OBJECTIVE
For each line in the data below that holds "TypeScript", return a copy.

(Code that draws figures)
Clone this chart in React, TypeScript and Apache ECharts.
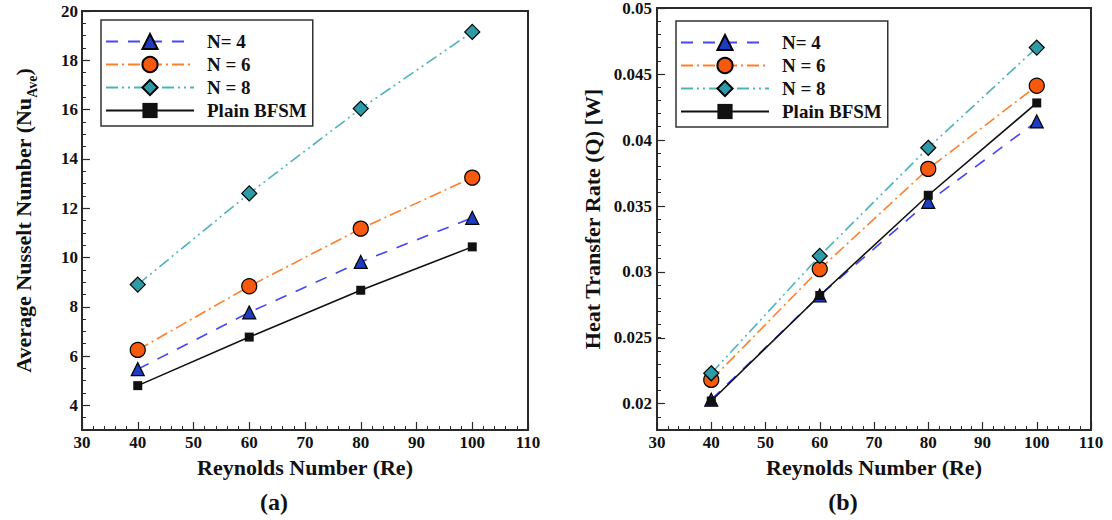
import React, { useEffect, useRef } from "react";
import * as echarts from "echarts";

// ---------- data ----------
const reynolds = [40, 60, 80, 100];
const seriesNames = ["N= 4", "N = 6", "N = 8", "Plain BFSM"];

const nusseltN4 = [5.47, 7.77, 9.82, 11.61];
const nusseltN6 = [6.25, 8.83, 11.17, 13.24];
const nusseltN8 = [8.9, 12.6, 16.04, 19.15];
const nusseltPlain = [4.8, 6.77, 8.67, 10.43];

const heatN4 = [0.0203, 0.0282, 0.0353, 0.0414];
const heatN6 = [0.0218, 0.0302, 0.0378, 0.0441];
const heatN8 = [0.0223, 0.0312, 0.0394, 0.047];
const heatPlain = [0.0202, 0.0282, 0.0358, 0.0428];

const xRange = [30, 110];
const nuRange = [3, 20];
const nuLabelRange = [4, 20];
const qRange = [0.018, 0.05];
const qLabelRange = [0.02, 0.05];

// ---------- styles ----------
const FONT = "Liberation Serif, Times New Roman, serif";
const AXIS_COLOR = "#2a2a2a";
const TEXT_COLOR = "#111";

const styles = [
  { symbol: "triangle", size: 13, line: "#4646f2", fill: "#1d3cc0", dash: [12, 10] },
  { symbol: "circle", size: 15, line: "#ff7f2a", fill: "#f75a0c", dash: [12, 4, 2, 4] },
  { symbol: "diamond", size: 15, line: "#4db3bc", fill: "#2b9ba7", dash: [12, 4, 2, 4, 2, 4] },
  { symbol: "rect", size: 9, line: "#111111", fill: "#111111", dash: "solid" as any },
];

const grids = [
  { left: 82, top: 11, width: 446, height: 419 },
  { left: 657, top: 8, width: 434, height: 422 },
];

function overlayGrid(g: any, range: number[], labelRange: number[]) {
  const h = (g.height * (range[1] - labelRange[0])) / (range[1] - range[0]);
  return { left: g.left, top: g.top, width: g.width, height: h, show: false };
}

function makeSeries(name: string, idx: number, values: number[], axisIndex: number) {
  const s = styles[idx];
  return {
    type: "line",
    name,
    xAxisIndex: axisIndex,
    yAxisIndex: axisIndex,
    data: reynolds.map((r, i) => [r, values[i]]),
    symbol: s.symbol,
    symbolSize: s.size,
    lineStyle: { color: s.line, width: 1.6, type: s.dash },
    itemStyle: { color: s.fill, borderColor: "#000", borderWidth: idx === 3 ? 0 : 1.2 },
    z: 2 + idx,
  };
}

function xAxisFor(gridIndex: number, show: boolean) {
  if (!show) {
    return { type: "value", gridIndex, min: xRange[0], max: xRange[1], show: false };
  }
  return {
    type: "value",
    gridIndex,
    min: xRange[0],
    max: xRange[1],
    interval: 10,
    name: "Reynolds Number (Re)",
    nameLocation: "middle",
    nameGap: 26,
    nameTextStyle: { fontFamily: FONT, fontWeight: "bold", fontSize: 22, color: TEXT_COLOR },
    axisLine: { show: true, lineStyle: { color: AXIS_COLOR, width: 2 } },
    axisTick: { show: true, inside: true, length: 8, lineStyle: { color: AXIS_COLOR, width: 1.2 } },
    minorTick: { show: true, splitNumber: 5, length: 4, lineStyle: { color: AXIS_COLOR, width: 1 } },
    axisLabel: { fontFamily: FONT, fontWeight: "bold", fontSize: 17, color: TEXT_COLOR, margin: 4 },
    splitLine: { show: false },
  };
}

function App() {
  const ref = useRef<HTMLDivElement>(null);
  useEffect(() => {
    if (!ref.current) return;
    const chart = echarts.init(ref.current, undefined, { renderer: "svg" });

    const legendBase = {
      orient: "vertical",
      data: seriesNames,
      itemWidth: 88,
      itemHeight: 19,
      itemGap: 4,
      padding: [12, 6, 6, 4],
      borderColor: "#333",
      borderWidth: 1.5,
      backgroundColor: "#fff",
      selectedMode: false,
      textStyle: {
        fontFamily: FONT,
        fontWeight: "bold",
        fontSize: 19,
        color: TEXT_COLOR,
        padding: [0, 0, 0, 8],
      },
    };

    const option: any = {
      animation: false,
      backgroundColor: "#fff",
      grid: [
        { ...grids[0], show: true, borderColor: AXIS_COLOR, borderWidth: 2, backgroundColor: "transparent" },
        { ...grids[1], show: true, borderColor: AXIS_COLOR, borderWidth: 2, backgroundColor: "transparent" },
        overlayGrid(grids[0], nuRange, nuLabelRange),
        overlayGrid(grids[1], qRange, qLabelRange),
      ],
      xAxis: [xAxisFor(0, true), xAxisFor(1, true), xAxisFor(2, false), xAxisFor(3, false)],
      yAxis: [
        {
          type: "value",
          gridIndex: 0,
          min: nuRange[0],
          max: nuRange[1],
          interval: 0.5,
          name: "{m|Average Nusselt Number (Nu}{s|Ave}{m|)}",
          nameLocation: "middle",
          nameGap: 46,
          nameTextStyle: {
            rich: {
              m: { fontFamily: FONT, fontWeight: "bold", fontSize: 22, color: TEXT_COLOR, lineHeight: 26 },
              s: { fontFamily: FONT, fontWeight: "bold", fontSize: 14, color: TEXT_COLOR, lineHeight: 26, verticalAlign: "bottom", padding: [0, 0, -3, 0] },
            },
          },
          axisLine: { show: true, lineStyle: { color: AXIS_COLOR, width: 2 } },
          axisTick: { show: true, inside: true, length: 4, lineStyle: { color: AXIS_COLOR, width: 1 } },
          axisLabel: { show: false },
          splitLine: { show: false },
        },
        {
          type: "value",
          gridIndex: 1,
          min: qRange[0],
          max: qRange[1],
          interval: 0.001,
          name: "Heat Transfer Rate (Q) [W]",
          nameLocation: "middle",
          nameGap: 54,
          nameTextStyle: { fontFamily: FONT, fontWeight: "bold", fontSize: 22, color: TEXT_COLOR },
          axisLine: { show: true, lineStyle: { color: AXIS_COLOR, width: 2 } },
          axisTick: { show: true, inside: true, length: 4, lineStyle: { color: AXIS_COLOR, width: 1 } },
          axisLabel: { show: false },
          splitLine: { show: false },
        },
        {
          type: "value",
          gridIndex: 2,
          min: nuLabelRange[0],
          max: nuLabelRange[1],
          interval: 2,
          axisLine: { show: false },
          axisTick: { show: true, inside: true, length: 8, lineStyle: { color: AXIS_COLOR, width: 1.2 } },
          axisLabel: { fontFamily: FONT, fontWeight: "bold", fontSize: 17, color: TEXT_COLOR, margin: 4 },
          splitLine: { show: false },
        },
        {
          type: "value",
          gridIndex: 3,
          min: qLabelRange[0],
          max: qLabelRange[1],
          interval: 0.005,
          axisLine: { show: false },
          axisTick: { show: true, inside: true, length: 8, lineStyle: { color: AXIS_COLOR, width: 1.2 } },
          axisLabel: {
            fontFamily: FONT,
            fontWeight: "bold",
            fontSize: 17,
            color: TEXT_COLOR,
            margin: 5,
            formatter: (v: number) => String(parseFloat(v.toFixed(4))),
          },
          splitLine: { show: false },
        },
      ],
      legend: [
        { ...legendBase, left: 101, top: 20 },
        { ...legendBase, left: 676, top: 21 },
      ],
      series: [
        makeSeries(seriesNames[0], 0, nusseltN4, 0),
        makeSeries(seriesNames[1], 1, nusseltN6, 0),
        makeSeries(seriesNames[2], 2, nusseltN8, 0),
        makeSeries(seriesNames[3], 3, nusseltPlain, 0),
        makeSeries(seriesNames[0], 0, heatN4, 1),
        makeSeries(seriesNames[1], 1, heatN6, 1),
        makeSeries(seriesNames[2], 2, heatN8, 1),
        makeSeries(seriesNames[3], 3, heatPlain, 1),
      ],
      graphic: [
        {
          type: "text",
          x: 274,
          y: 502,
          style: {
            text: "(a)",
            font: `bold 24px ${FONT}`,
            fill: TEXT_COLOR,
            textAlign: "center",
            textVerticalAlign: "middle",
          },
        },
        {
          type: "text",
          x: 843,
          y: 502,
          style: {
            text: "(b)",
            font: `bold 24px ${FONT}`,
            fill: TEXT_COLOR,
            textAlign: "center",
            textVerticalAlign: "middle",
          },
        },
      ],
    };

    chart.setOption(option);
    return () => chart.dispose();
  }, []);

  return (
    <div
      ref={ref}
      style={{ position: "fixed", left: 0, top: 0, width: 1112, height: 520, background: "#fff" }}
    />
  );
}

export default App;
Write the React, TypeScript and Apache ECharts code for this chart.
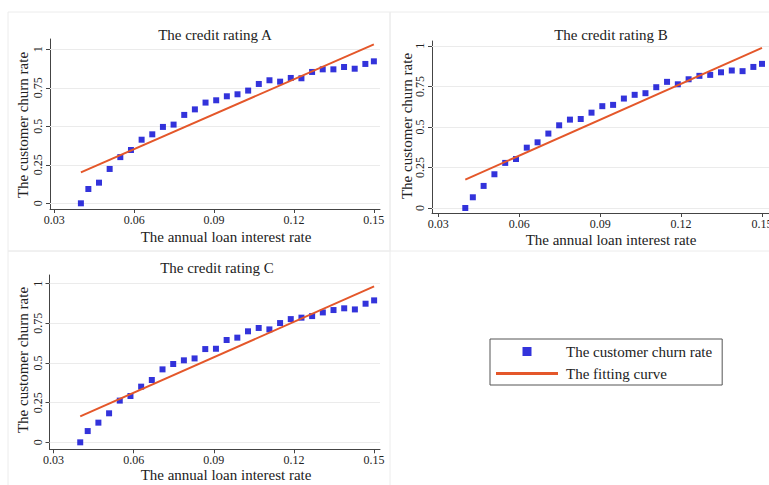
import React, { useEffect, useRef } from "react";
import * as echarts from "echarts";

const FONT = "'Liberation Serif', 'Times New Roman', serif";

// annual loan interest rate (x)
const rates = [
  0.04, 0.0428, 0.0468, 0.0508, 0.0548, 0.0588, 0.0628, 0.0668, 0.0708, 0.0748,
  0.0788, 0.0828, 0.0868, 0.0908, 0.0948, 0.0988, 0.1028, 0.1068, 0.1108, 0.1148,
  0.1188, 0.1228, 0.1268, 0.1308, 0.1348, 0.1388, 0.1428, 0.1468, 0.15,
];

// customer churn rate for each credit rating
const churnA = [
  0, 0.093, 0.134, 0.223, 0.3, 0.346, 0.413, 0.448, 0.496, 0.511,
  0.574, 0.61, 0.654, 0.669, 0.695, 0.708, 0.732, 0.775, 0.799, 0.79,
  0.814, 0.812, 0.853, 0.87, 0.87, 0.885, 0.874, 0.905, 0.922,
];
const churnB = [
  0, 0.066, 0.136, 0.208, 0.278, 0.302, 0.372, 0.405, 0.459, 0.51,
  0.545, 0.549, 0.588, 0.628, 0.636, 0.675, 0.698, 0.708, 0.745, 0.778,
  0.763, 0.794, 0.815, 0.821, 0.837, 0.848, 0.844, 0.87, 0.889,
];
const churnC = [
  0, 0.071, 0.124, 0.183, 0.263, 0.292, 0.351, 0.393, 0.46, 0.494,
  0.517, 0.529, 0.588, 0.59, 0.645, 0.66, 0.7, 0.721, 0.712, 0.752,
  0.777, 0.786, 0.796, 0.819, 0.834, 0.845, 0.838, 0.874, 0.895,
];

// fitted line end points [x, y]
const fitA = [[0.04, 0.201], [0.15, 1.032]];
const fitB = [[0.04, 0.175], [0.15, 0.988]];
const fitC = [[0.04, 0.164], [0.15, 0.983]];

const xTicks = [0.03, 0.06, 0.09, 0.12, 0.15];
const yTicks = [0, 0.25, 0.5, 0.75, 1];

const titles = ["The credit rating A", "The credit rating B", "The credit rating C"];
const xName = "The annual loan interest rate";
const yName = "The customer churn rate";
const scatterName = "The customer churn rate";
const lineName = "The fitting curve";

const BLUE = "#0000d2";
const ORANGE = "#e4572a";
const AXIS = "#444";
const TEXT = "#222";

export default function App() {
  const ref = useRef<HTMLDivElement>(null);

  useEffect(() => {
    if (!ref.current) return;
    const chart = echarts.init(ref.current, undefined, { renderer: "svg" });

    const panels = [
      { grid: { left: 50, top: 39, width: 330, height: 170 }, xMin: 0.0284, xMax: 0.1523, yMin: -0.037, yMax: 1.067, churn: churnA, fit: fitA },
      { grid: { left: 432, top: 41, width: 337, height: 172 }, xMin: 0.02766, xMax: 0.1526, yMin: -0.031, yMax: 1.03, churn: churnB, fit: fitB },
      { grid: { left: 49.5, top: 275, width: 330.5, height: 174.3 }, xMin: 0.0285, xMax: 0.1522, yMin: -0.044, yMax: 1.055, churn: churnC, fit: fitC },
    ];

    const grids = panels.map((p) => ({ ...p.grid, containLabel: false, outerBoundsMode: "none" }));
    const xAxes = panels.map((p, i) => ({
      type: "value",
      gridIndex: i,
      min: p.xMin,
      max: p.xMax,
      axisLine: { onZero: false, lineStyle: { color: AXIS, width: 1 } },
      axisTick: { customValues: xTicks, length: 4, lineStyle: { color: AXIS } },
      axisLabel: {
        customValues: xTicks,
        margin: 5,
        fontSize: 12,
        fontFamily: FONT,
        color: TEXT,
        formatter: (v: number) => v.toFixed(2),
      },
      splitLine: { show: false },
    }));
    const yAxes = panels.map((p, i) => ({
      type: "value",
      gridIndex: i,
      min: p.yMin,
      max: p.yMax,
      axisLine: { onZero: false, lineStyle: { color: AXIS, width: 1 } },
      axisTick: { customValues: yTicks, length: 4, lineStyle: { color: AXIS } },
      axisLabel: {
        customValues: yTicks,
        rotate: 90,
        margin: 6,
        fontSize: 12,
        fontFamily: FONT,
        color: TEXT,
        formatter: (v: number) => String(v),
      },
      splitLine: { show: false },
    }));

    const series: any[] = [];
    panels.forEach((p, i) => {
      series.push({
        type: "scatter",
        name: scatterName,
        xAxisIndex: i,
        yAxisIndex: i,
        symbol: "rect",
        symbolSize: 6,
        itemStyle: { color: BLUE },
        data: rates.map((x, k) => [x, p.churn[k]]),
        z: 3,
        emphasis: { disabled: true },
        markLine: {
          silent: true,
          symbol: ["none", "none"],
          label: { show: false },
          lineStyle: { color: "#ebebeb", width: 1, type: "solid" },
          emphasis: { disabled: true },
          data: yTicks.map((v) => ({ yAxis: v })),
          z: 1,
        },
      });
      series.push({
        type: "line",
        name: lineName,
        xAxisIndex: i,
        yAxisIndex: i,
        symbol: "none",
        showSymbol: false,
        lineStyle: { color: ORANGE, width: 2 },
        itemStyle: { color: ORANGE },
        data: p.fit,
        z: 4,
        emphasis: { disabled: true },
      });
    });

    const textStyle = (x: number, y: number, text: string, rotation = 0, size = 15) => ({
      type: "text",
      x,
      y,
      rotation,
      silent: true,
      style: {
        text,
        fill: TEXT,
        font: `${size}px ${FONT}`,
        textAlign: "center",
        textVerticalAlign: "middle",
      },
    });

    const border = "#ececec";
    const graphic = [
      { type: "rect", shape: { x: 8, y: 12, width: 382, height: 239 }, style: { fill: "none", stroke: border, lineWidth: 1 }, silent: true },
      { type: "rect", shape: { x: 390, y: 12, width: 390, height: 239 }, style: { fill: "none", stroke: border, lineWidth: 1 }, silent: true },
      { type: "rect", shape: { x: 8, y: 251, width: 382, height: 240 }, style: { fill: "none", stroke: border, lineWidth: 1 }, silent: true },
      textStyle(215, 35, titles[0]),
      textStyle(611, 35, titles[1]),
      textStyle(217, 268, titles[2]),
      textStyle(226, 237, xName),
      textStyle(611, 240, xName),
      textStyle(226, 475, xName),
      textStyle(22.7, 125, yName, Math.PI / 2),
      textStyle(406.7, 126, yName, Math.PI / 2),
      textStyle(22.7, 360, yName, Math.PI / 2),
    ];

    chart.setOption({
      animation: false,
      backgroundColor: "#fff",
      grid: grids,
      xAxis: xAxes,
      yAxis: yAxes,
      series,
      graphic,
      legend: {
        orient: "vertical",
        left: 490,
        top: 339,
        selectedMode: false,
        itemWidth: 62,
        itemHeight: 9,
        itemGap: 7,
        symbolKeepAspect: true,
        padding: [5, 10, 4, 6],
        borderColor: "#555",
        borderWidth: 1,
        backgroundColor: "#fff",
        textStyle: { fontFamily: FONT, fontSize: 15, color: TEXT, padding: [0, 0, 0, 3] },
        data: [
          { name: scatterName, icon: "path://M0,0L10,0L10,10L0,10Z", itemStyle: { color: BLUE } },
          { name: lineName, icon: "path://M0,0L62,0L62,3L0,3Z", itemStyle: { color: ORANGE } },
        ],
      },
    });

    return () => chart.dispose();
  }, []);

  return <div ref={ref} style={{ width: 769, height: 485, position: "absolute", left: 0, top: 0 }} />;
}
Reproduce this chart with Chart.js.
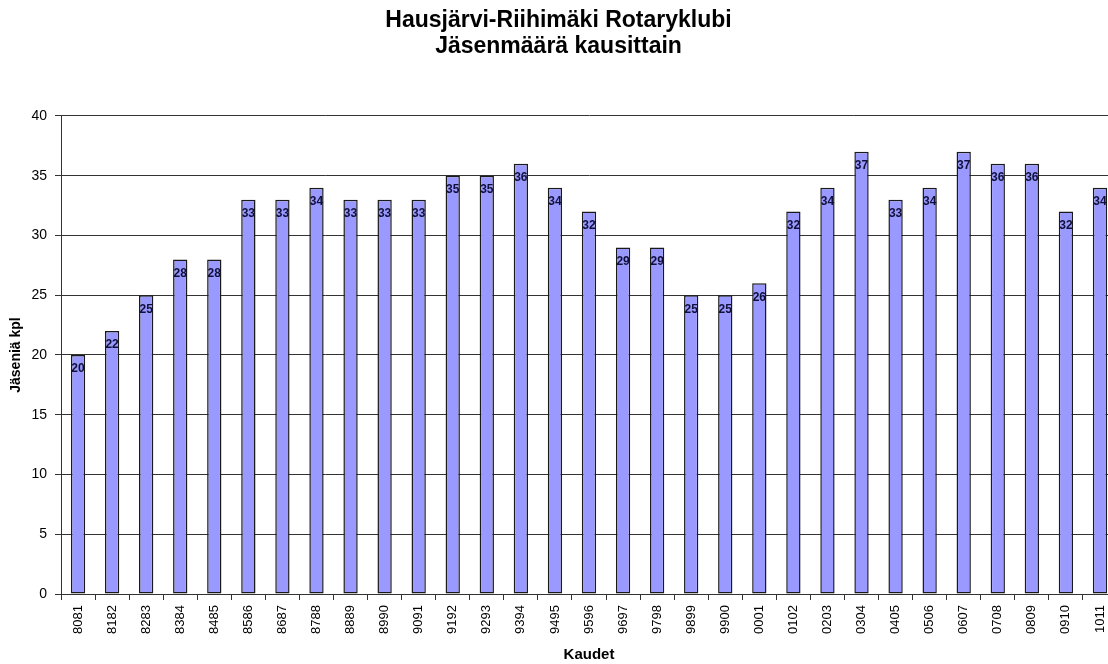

SOLUTION FOR THIS TASK
Clone this chart in React, TypeScript and Apache ECharts.
Write the React, TypeScript and Apache ECharts code for this chart.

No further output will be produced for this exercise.